While walking the streets one day, Mr. Spurrier passed a small wine shop, Caves de la Madeleine, in the Cité Berryer, an 18th-century shopping arcade. He soon purchased the shop and set about making it his own.
It might have seemed rash for an Englishman to presume to sell wine to the French, but Mr. Spurrier made a go of it. Soon, with two partners, Jon Winroth, a wine writer for The International Herald Tribune, and Patricia Gallagher, a wine-loving American expat, he opened L’Académie du Vin in an adjoining building.
“There is a myth about Frenchmen, that they know all about wine simply because they grew up drinking it,” Mr.
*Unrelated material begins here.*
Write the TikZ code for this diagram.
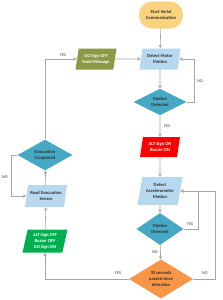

Spurrier told The Times in 1977. “In fact, most Frenchmen don’t know anything about wine. They don’t really care. They care about food. They can talk for hours about the nuance of a sauce, but wine is really just something to clear the palate for the next food taste. So we’re trying to change that a bit.”
Whether selling wine or simply drinking it, Mr. Spurrier was a debonair figure, hair perfectly coifed, a handkerchief peeking out just so from his jacket pocket. In his later years he became an elder statesman to wine writers.
He had one last adventure in wine to come. In 1987, the Spurriers bought a farm in Dorset near the south coast of England, and he decided that the chalk soil, similar to what can be found in Champagne and Chablis, was a perfect place for vines.
They did not start planting until 2009, by which time a burgeoning sparkling wine industry had taken root in southern England. Their sparkling wine, Bride Valley, had its first release in 2014.
While wine had been Mr. Spurrier’s professional life, art was his passion. He built a sculpture garden in Dorset and filled his home with his favorite pieces.
“Wine is a way of life, but art is the real thing,” he said in an interview with Club Oenologique, an online wine magazine. “Art means more to me emotionally than wine — there’s no contest.”